More than likely the distress is living as Christians in a fallen world.[6] When Adam and Eve took the fruit from the Tree of Knowledge of Good and Evil, the entire created order was thrown in sin. And that affects everything. It affects work. It affects our minds and wills. And it affects our relationship.

It’s common sense. Everyone has issues. Everyone has problems. That’s the result of sin; our own sin and the sins committed against us. And that’s just one person. If we add another person to mix, issues and problems compound because they’re just as sinful as you; sin has affected that person just as much as it has affected you.

The same is true of anxieties. Paul says here in verse 32, “I want you to be free from anxieties.”Before Jules and I got serious, I was free from anxieties. But now that we’re engaged, I’m anxious for her when she travels late at night. And I know she is anxious for me in similar circumstances.

Paul continues, “The unmarried man is anxious about the things of the Lord, how to please the Lord. 33 But the married man is anxious about worldly things, how to please his wife, 34 and his interests are divided. And the unmarried or betrothed woman is anxious about the things of the Lord, how to be holy in body and spirit. But the married woman is anxious about worldly things, how to please her husband. 35 I say this for your own benefit, not to lay any restraint upon you, but to promote good order and to secure your undivided devotion to the Lord.”

Paul is saying that there is a freedom in singleness. Someone who is unmarried is freed up to be anxious about the things of God. You have more time. Here’s an example, if someone is unmarried and a friend calls late at night and says, “I need a place to stay for a few nights” you can easily respond by saying, “Come on over. Stay as long as you need”. But if you’re married, you need to first talk with your spouse about it. You are anxious about worldly things, like how to please your spouse.

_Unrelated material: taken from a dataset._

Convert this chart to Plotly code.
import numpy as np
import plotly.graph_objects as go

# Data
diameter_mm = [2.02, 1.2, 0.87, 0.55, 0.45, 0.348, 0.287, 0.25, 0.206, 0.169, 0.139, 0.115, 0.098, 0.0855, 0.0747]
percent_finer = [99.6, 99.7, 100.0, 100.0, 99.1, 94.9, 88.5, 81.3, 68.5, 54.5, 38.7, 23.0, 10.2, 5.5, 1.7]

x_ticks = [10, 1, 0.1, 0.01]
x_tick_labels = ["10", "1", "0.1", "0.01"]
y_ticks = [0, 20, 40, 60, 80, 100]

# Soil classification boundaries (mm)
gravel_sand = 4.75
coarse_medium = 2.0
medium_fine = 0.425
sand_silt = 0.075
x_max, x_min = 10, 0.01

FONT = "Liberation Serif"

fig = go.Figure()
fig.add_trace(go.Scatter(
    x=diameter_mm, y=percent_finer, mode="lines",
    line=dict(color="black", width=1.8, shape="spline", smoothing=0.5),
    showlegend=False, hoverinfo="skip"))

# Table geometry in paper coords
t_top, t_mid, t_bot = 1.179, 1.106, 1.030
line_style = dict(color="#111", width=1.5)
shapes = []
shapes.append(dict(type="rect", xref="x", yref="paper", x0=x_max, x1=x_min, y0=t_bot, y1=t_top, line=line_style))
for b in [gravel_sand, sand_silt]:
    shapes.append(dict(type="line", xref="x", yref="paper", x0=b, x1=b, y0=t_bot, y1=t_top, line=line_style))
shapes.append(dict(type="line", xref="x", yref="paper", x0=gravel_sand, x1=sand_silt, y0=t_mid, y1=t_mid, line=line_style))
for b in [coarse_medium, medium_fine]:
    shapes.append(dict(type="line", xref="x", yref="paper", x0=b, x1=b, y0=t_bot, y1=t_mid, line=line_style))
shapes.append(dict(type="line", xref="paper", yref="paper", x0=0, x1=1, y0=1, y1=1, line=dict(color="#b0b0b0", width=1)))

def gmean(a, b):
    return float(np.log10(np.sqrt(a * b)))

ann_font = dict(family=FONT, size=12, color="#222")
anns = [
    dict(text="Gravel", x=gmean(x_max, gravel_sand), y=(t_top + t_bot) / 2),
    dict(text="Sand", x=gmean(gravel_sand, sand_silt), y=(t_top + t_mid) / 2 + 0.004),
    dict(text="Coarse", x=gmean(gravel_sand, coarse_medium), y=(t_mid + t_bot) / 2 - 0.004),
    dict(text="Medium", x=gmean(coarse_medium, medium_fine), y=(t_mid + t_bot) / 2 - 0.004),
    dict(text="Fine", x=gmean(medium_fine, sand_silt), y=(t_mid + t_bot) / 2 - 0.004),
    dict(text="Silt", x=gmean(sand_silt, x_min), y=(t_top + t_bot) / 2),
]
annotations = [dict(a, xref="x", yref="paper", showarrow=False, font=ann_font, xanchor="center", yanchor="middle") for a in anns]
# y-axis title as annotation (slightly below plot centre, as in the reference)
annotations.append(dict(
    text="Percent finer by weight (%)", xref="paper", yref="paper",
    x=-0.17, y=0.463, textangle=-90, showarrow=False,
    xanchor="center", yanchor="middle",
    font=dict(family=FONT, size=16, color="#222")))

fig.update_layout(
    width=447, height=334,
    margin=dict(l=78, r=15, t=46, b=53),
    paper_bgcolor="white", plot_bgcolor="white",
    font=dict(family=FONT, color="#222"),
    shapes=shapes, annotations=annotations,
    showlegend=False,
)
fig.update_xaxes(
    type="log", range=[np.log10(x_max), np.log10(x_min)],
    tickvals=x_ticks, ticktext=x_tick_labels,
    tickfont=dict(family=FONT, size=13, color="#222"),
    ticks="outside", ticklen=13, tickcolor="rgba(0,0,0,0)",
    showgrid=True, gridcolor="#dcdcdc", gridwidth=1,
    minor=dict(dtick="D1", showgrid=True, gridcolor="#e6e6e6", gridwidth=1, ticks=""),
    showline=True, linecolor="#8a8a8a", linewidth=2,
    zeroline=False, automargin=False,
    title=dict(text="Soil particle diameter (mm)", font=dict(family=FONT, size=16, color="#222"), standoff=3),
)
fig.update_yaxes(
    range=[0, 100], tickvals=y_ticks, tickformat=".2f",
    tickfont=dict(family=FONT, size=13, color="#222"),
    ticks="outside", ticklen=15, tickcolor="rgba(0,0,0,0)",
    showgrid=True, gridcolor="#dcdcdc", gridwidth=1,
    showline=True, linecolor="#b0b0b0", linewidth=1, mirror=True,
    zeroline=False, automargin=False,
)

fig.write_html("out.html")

Now, at times married couples hide behind marriage as a way to avoid loving their neighbor. They might say, “I’d love to but got plans with the family” as an excuse. I know people do it. Sitcoms regularly show married couples using this as an excuse to avoid helping others. Just because you’re married that doesn’t give you a pass on loving your neighbor. That command still stands for married couples too. But it is more complicated as they have to take into account their spouse.

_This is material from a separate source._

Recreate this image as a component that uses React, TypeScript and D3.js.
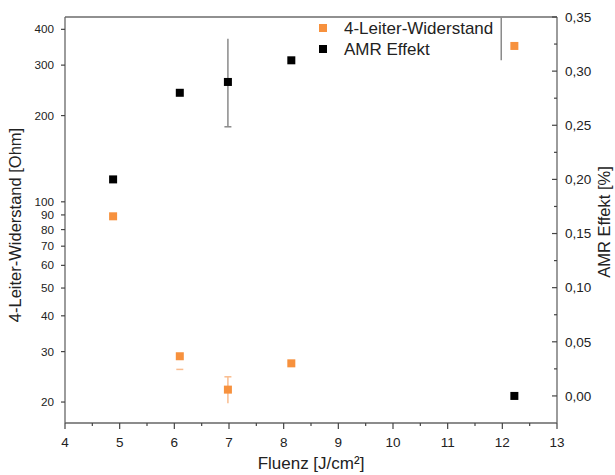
import React from "react";
import * as d3 from "d3";

// Fluence values [J/cm²]
const fluence = [4.88, 6.1, 6.98, 8.14, 12.22];
// Four-wire resistance [Ohm]
const resistance = [89, 28.9, 22.1, 27.3, 350];
// AMR effect [%]
const amr = [0.2, 0.28, 0.29, 0.31, 0.0];

// Error bars: [fluence, low, high, capLow, capHigh]
const resistanceErr: [number, number, number, boolean, boolean][] = [
  [6.1, 26.0, 26.0, true, false],
  [6.98, 19.8, 24.5, false, true],
];
const amrErr: [number, number, number, boolean, boolean][] = [
  [6.98, 0.2486, 0.33, true, false],
  [11.98, 0.31, 0.4, false, false],
];

const xTicks = [4, 5, 6, 7, 8, 9, 10, 11, 12, 13];
const leftTicks = [20, 30, 40, 50, 60, 70, 80, 90, 100, 200, 300, 400];
const rightTicks = [0, 0.05, 0.1, 0.15, 0.2, 0.25, 0.3, 0.35];

const W = 615;
const H = 475;
const m = { left: 65, right: 557, top: 17, bottom: 423 };

const ORANGE = "#F7913D";
const ORANGE_LIGHT = "#F9BC8E";
const GRAY = "#8a8a8a";
const FONT = "Liberation Sans, Arial, sans-serif";

export default function App() {
  const x = d3.scaleLinear().domain([4, 13]).range([m.left, m.right]);
  const yL = d3.scaleLog().domain([16.9, 441.7]).range([m.bottom, m.top]);
  const yR = d3.scaleLinear().domain([-0.025, 0.35]).range([m.bottom, m.top]);
  const fmtR = (v: number) => d3.format(".2f")(v).replace(".", ",");
  const sq = 8;
  const minorX = d3.range(4.5, 13, 1);
  const minorR = d3.range(-0.025, 0.35, 0.05).map((v) => +v.toFixed(3)).filter((v) => v > -0.02);

  return (
    <svg width={W} height={H} style={{ position: "absolute", left: 0, top: 0 }} fontFamily={FONT}>
      <rect width={W} height={H} fill="#fff" />
      <defs>
        <clipPath id="plot">
          <rect x={m.left} y={m.top} width={m.right - m.left} height={m.bottom - m.top} />
        </clipPath>
      </defs>

      {/* frame */}
      <line x1={m.left} x2={m.right} y1={m.top} y2={m.top} stroke="#222" strokeWidth={1.2} />
      <line x1={m.left} x2={m.left} y1={m.top} y2={m.bottom} stroke="#666" strokeWidth={1.3} />
      <line x1={m.right} x2={m.right} y1={m.top} y2={m.bottom} stroke="#666" strokeWidth={1.3} />
      <line x1={m.left} x2={m.right} y1={m.bottom} y2={m.bottom} stroke="#666" strokeWidth={1.3} />

      {/* x axis */}
      {xTicks.map((t) => (
        <g key={"x" + t}>
          <line x1={x(t)} x2={x(t)} y1={m.bottom} y2={m.bottom + 6} stroke="#444" strokeWidth={1.2} />
          <text x={x(t)} y={447} fontSize={13.5} textAnchor="middle" fill="#222">{t}</text>
        </g>
      ))}
      {minorX.map((t) => (
        <line key={"mx" + t} x1={x(t)} x2={x(t)} y1={m.bottom} y2={m.bottom + 3} stroke="#444" strokeWidth={1.2} />
      ))}
      <text x={(m.left + m.right) / 2} y={469} fontSize={17} textAnchor="middle" fill="#222">Fluenz [J/cm²]</text>

      {/* left log axis */}
      {leftTicks.map((t) => (
        <g key={"l" + t}>
          <line x1={m.left - 4} x2={m.left} y1={yL(t)} y2={yL(t)} stroke="#444" strokeWidth={1.2} />
          <text x={m.left - 11} y={yL(t)} dy="0.35em" fontSize={11.7} textAnchor="end" fill="#222">{t}</text>
        </g>
      ))}
      <text
        transform={`translate(21,225) rotate(-90)`}
        fontSize={16.5}
        textAnchor="middle"
        fill="#222"
      >
        4-Leiter-Widerstand [Ohm]
      </text>

      {/* right linear axis */}
      {rightTicks.map((t) => (
        <g key={"r" + t}>
          <line x1={m.right - 5} x2={m.right} y1={yR(t)} y2={yR(t)} stroke="#444" strokeWidth={1.2} />
          <text x={m.right + 8} y={yR(t)} dy="0.35em" fontSize={13.5} textAnchor="start" fill="#222">{fmtR(t)}</text>
        </g>
      ))}
      {minorR.map((t) => (
        <line key={"mr" + t} x1={m.right - 3} x2={m.right} y1={yR(t)} y2={yR(t)} stroke="#444" strokeWidth={1.2} />
      ))}
      <text
        transform={`translate(610,222) rotate(-90)`}
        fontSize={16.5}
        textAnchor="middle"
        fill="#222"
      >
        AMR Effekt [%]
      </text>

      <g clipPath="url(#plot)">
        {/* error bars */}
        {resistanceErr.map(([f, lo, hi, capLo, capHi], i) => (
          <g key={"re" + i} stroke={ORANGE_LIGHT} strokeWidth={1.5}>
            {lo !== hi && <line x1={x(f)} x2={x(f)} y1={yL(lo)} y2={yL(hi)} />}
            {capLo && <line x1={x(f) - 3.5} x2={x(f) + 3.5} y1={yL(lo)} y2={yL(lo)} />}
            {capHi && <line x1={x(f) - 3.5} x2={x(f) + 3.5} y1={yL(hi)} y2={yL(hi)} />}
          </g>
        ))}
        {amrErr.map(([f, lo, hi, capLo, capHi], i) => (
          <g key={"ae" + i} stroke={GRAY} strokeWidth={1.5}>
            <line x1={x(f)} x2={x(f)} y1={yR(lo)} y2={yR(hi)} />
            {capLo && <line x1={x(f) - 3.5} x2={x(f) + 3.5} y1={yR(lo)} y2={yR(lo)} />}
            {capHi && <line x1={x(f) - 3.5} x2={x(f) + 3.5} y1={yR(hi)} y2={yR(hi)} />}
          </g>
        ))}

        {/* markers */}
        {fluence.map((f, i) => (
          <rect key={"rm" + i} x={x(f) - sq / 2} y={yL(resistance[i]) - sq / 2} width={sq} height={sq} fill={ORANGE} />
        ))}
        {fluence.map((f, i) => (
          <rect key={"am" + i} x={x(f) - sq / 2} y={yR(amr[i]) - sq / 2} width={sq} height={sq} fill="#000" />
        ))}
      </g>

      {/* legend */}
      <rect x={319} y={24} width={8} height={8} fill={ORANGE} />
      <text x={344} y={28} dy="0.35em" fontSize={17} fill="#222">4-Leiter-Widerstand</text>
      <rect x={319} y={45} width={8} height={8} fill="#000" />
      <text x={344} y={49} dy="0.35em" fontSize={17} fill="#222">AMR Effekt</text>
    </svg>
  );
}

But the single person is freed up in this regard. He or she has more free time, more free space in his or her life to devote to caring for the things of the Lord. Paul isn’t raising singleness above marriage. He’s simply pointing out that basic fact. There is a freedom to serve the Lord in singleness that isn’t quite there in married life.

One of my professors in seminary never married. Dr. Keazirian was my Greek professor and he was renowned for his understanding of the language. He didn’t talk much about being single. Every so often the seminary would have lunchtime forums. During my final year there was a forum on singleness in ministry. Dr. Keazirian was on the panel along with a few other professors and a student.

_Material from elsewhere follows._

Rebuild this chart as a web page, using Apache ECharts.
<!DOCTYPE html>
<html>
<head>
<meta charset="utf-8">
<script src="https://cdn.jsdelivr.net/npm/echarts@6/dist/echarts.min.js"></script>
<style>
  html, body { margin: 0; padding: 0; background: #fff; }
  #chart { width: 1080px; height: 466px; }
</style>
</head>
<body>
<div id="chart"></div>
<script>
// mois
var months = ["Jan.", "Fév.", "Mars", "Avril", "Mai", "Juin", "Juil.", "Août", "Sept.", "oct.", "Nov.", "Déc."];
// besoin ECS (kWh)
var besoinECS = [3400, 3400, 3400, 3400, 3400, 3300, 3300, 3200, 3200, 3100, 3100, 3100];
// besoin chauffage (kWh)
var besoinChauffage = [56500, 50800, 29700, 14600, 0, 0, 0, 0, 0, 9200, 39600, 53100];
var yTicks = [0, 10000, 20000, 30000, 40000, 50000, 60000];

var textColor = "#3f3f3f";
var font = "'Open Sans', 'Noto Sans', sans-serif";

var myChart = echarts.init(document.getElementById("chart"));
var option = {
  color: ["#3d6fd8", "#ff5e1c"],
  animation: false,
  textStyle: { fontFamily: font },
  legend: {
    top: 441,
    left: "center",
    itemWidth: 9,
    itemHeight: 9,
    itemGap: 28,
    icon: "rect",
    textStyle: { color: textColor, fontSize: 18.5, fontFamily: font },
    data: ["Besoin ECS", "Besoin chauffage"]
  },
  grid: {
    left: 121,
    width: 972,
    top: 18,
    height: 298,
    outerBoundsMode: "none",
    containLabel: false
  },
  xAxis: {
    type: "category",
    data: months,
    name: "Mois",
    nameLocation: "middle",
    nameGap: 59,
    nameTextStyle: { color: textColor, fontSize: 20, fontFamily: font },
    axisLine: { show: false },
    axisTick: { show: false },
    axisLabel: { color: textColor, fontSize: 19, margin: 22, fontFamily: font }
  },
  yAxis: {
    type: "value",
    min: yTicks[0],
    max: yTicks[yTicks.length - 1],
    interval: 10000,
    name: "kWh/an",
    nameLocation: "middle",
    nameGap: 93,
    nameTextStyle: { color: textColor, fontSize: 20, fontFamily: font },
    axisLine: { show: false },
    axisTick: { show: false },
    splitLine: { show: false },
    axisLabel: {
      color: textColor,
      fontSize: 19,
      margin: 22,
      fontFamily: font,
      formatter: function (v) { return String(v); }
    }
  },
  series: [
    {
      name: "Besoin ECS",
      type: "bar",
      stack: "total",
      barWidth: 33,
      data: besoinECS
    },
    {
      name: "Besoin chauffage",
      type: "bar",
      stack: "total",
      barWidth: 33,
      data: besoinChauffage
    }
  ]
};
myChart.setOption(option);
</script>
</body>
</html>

While many of the students attending the forum were hoping Dr. Keazirian would talk about Paul’s statement in verse 7, where he said, “I wish that all were as I myself am. But each has his own gift from God, one of one kind and one of another.” Many think Paul is talking about a spiritual gifting toward singleness. Many of the students wanted Dr. Keazirian to talk about that verse and the gift of singleness.

Instead, he spoke mostly about the freedom he has in being single. He shared that as a result of him never having married, he has been able to be more involved in local church where he has served as an elder for 20 years. He shared that he has had freedom in being single and that freedom allowed him live sparsely and give his money to missionaries. He shared that by being single he had freedom to stay late at the seminary tutoring students who struggled.

So often we fail to realize that those who are single have a freedom to serve the Lord in ways that married people are unable to. We often think of being single as a liability in serving the Lord. But Paul clearly views it as a freedom that allows people to focus more fully on God.

There is a freedom to be single. We have no command that we must marry. But we are also free to marry. There is a freedom in being single that married couples do not have. A freedom to focus more on the things of God.

[1] The Holy Bible: English Standard Version. (2016). (1 Co 7:25–40). Wheaton, IL: Crossway Bibles.

[2] https://www.pewsocialtrends.org/2019/11/06/the-landscape-of-marriage-and-cohabitation-in-the-u-s/

[3] See O. Palmer Robertson, The Christ of the Covenants, (New Jersey; P&R Publishing, 1980), 74-79.

[4] Anthony Thiselton, The First Epistle to the Corinthians: A Commentary on the Greek Text (Michigan; Eerdmans, 2000), 573.

[5] Kim Riddlebarger, First Corinthians (Georgia; Tolle Lege Press, 2013), 188-189.

[6] F. W. Grosheide, The New International Commentary on the New Testament: The First Epistle to the Corinthians (Michigan; Eerdmans, 1953), 175.